§ GIVEN MATERIAL

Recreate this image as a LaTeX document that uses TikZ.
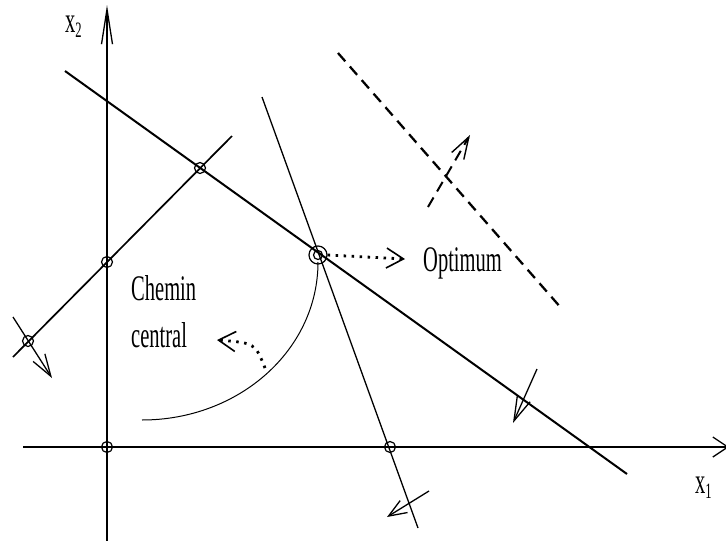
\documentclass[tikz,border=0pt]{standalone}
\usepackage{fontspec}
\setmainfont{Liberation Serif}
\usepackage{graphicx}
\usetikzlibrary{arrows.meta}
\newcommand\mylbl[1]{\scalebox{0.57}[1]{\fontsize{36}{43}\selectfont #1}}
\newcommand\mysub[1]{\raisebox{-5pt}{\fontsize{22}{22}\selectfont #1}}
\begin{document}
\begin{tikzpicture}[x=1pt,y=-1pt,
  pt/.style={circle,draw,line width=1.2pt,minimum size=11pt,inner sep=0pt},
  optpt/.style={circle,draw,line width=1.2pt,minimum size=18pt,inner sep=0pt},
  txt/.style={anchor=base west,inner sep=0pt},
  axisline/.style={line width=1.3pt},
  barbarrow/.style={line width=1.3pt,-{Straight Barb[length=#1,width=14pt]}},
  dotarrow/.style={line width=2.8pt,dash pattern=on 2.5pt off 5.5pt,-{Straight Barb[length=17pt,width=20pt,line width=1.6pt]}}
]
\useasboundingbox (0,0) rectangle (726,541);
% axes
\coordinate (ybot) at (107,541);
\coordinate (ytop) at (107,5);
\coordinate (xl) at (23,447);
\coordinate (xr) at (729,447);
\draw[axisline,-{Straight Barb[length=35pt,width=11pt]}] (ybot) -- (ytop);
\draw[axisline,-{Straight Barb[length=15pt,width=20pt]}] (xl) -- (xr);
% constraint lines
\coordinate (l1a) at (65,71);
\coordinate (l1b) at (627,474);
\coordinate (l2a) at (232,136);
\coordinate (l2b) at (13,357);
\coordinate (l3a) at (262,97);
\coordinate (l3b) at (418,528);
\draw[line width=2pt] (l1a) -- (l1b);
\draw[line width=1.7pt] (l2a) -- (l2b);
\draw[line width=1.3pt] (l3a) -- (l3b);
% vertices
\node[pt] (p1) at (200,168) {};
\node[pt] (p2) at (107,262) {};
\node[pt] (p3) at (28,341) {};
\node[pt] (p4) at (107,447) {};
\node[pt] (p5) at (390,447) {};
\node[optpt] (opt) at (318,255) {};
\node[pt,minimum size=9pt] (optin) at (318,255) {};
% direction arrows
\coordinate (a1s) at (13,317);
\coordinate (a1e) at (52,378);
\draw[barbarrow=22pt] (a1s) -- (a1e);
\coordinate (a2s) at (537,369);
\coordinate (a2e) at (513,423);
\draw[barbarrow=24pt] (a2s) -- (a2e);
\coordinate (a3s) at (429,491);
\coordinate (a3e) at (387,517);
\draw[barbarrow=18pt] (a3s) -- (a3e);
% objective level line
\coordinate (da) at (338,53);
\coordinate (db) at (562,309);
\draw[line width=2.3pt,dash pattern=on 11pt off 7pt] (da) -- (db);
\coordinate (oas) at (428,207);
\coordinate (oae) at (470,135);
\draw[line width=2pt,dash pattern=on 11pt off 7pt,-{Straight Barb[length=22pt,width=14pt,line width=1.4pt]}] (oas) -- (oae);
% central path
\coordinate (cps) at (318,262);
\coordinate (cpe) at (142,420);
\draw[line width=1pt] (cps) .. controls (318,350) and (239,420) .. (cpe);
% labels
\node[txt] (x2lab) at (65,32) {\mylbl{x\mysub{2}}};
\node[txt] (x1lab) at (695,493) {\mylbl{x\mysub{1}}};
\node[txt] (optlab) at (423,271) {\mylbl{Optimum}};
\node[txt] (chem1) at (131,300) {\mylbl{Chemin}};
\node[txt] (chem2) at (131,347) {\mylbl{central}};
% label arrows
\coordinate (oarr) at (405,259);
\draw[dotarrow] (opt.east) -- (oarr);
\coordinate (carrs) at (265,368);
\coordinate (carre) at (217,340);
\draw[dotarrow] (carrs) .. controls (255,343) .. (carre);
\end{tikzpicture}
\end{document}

§ EXERCISE
Reproduce all of the material exactly, apart from the pictures.

§ SOLUTION TO THIS TASK
Recreate this image as a LaTeX document that uses TikZ.
\documentclass[tikz,border=0pt]{standalone}
\usepackage{fontspec}
\setmainfont{Liberation Serif}
\usepackage{graphicx}
\usetikzlibrary{arrows.meta}
\newcommand\mylbl[1]{\scalebox{0.57}[1]{\fontsize{36}{43}\selectfont #1}}
\newcommand\mysub[1]{\raisebox{-5pt}{\fontsize{22}{22}\selectfont #1}}
\begin{document}
\begin{tikzpicture}[x=1pt,y=-1pt,
  pt/.style={circle,draw,line width=1.2pt,minimum size=11pt,inner sep=0pt},
  optpt/.style={circle,draw,line width=1.2pt,minimum size=18pt,inner sep=0pt},
  txt/.style={anchor=base west,inner sep=0pt},
  axisline/.style={line width=1.3pt},
  barbarrow/.style={line width=1.3pt,-{Straight Barb[length=#1,width=14pt]}},
  dotarrow/.style={line width=2.8pt,dash pattern=on 2.5pt off 5.5pt,-{Straight Barb[length=17pt,width=20pt,line width=1.6pt]}}
]
\useasboundingbox (0,0) rectangle (726,541);
% axes
\coordinate (ybot) at (107,541);
\coordinate (ytop) at (107,5);
\coordinate (xl) at (23,447);
\coordinate (xr) at (729,447);
\draw[axisline,-{Straight Barb[length=35pt,width=11pt]}] (ybot) -- (ytop);
\draw[axisline,-{Straight Barb[length=15pt,width=20pt]}] (xl) -- (xr);
% constraint lines
\coordinate (l1a) at (65,71);
\coordinate (l1b) at (627,474);
\coordinate (l2a) at (232,136);
\coordinate (l2b) at (13,357);
\coordinate (l3a) at (262,97);
\coordinate (l3b) at (418,528);
\draw[line width=2pt] (l1a) -- (l1b);
\draw[line width=1.7pt] (l2a) -- (l2b);
\draw[line width=1.3pt] (l3a) -- (l3b);
% vertices
\node[pt] (p1) at (200,168) {};
\node[pt] (p2) at (107,262) {};
\node[pt] (p3) at (28,341) {};
\node[pt] (p4) at (107,447) {};
\node[pt] (p5) at (390,447) {};
\node[optpt] (opt) at (318,255) {};
\node[pt,minimum size=9pt] (optin) at (318,255) {};
% direction arrows
\coordinate (a1s) at (13,317);
\coordinate (a1e) at (52,378);
\draw[barbarrow=22pt] (a1s) -- (a1e);
\coordinate (a2s) at (537,369);
\coordinate (a2e) at (513,423);
\draw[barbarrow=24pt] (a2s) -- (a2e);
\coordinate (a3s) at (429,491);
\coordinate (a3e) at (387,517);
\draw[barbarrow=18pt] (a3s) -- (a3e);
% objective level line
\coordinate (da) at (338,53);
\coordinate (db) at (562,309);
\draw[line width=2.3pt,dash pattern=on 11pt off 7pt] (da) -- (db);
\coordinate (oas) at (428,207);
\coordinate (oae) at (470,135);
\draw[line width=2pt,dash pattern=on 11pt off 7pt,-{Straight Barb[length=22pt,width=14pt,line width=1.4pt]}] (oas) -- (oae);
% central path
\coordinate (cps) at (318,262);
\coordinate (cpe) at (142,420);
\draw[line width=1pt] (cps) .. controls (318,350) and (239,420) .. (cpe);
% labels
\node[txt] (x2lab) at (65,32) {\mylbl{x\mysub{2}}};
\node[txt] (x1lab) at (695,493) {\mylbl{x\mysub{1}}};
\node[txt] (optlab) at (423,271) {\mylbl{Optimum}};
\node[txt] (chem1) at (131,300) {\mylbl{Chemin}};
\node[txt] (chem2) at (131,347) {\mylbl{central}};
% label arrows
\coordinate (oarr) at (405,259);
\draw[dotarrow] (opt.east) -- (oarr);
\coordinate (carrs) at (265,368);
\coordinate (carre) at (217,340);
\draw[dotarrow] (carrs) .. controls (255,343) .. (carre);
\end{tikzpicture}
\end{document}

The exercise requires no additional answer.